Bad Debt For U.K. SMEs Spikes 70 Percent | PYMNTS.com

This post was originally published on this site


New Bibby Financial Services research suggests bad SME debt in the U.K. is on the rise.

Reports Friday (July 14) said the average level of bad debt among SMEs in the country spiked by 70 percent in a single year, based on a survey of 1,000 small businesses. The value of bad debt, on average, now stands at $26,230 written off as unrecoverable.

Nearly a third of small businesses surveyed said government efforts to lower business rates would be a help to ease financial burdens, Bibby Financial Services found. Researchers noted that SMEs are calling for government support as the Spring Budget includes a business rates relief fund that has yet to come into effect.

Reports also noted that Bibby Financial Service’s report follows the Federation of Small Business’ survey released this year that found a fifth of SMEs would consider shutting their doors if business rates increased.

In an interview with one small business owner, The Telegraph found that SMEs want greater attention from regulators and government officials on the local business community.

“The local authority isn’t communicating with the local business community,” said Peter Jackson, a small business owner who recently closed one of his stores because of increased business rates. “The town center is a mess, with a frightening number of empty units. When I announced that we were leaving, no one from the local authority called to ask if there was anything that it could do to persuade me to stay.”

Jackson identified increases in VAT and the government’s auto-enrollment pension scheme as placing growing  financial burdens on small businesses.

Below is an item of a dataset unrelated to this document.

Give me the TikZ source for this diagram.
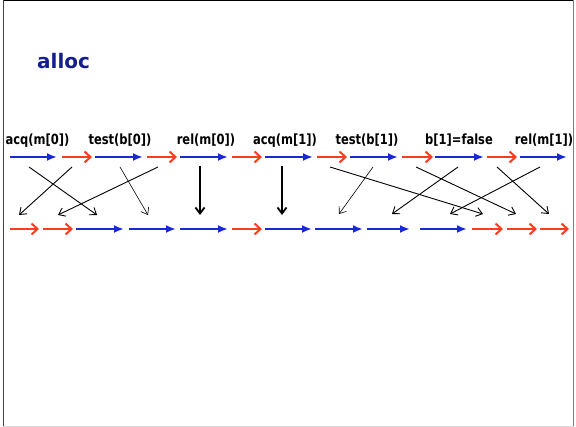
\documentclass[tikz,border=0pt]{standalone}
\usepackage{fontspec}
\setmainfont{DejaVu Sans}
\usetikzlibrary{arrows.meta}
\definecolor{myblue}{RGB}{25,40,215}
\definecolor{myred}{RGB}{255,60,30}
\definecolor{titleblue}{RGB}{20,30,140}
\tikzset{
  barrow/.style={myblue, line width=2pt, -{Latex[length=10pt,width=8pt]}},
  rarrow/.style={myred, line width=2pt, -{Straight Barb[length=6pt,width=11pt]}},
  karrow/.style={black, line width=0.9pt, -{Straight Barb[length=6pt,width=9pt]}},
  thinarrow/.style={karrow, line width=0.6pt},
  thickarrow/.style={karrow, line width=1.8pt},
  lbl/.style={font=\bfseries\fontsize{11.5}{13}\selectfont, anchor=base, inner sep=0pt, yscale=1.22, transform shape},
}
\begin{document}
\begin{tikzpicture}[x=1pt,y=-1pt]
\useasboundingbox (0,0) rectangle (576,427);
% frame
\draw[black, line width=1pt] (3,0.5) -- (574,0.5);
\draw[black!75, line width=1.5pt] (3.5,0) -- (3.5,427);
\draw[black!50, line width=1.5pt] (573.5,0) -- (573.5,427);
\draw[black!15, line width=1pt] (3,426.5) -- (574,426.5);
% title
\node[font=\bfseries\fontsize{20}{24}\selectfont, text=titleblue, anchor=base west, inner sep=0pt] (title) at (37,69) {alloc};
% labels
\node[lbl] (l1) at (37.5,145) {acq(m[0])};
\node[lbl] (l2) at (120,145) {test(b[0])};
\node[lbl] (l3) at (206,145) {rel(m[0])};
\node[lbl] (l4) at (285,145) {acq(m[1])};
\node[lbl] (l5) at (367,145) {test(b[1])};
\node[lbl] (l6) at (459,145) {b[1]=false};
\node[lbl] (l7) at (544,145) {rel(m[1])};
% top row
\foreach \i/\a/\b/\s in {1/10/57/barrow, 2/62/92/rarrow, 3/95/143/barrow, 4/147/177/rarrow, 5/180/228/barrow, 6/232/262/rarrow, 7/265/313/barrow, 8/317/347/rarrow, 9/350/398/barrow, 10/402/433/rarrow, 11/435/484/barrow, 12/487/517/rarrow, 13/520/567/barrow}{
  \coordinate (ts\i) at (\a,157);
  \coordinate (te\i) at (\b,157);
  \draw[\s] (ts\i) -- (te\i);
}
% bottom row
\foreach \i/\a/\b/\s in {1/10/39/rarrow, 2/43/73/rarrow, 3/76/124/barrow, 4/129/176/barrow, 5/180/228/barrow, 6/232/262/rarrow, 7/265/312/barrow, 8/315/363/barrow, 9/367/410/barrow, 10/420/467/barrow, 11/472/503/rarrow, 12/507/537/rarrow, 13/540/569/rarrow}{
  \coordinate (bs\i) at (\a,229);
  \coordinate (be\i) at (\b,229);
  \draw[\s] (bs\i) -- (be\i);
}
% crossing arrows
\foreach \n/\x/\y/\u/\v/\s in {a/29/167/97/215/karrow, b/72/167/19/215/karrow, c/120/167/148/215/thinarrow, d/158/167/58/215/karrow, e/200/166/200/215/thickarrow, f/282/166/282/215/thickarrow, g/330/167/483/214/karrow, h/373/167/339/214/thinarrow, i/416/167/516/214/karrow, j/458/167/392/214/karrow, k/497/167/549/214/karrow, l/540/167/450/214/karrow}{
  \coordinate (\n s) at (\x,\y);
  \coordinate (\n e) at (\u,\v);
  \draw[\s] (\n s) -- (\n e);
}
\end{tikzpicture}
\end{document}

Other entrepreneurs and small business owners are identifying concerns over the unfavorable foreign exchange rates emerging since last year’s Brexit vote.

“Small business confidence is down for the first time since the EU Referendum – this is due in no small part to surging operating costs, which are now at their highest in four years,” said FSB national Chairman Mike Cherry. “Many firms are still reeling from April’s bruising business rates revaluation. To add insult to injury, we’ve had news of the latest holdup to the £300-million [nearly $400 million] hardship fund promised to the hardest-hit firms in March,” he added, referring to the business rates relief fund.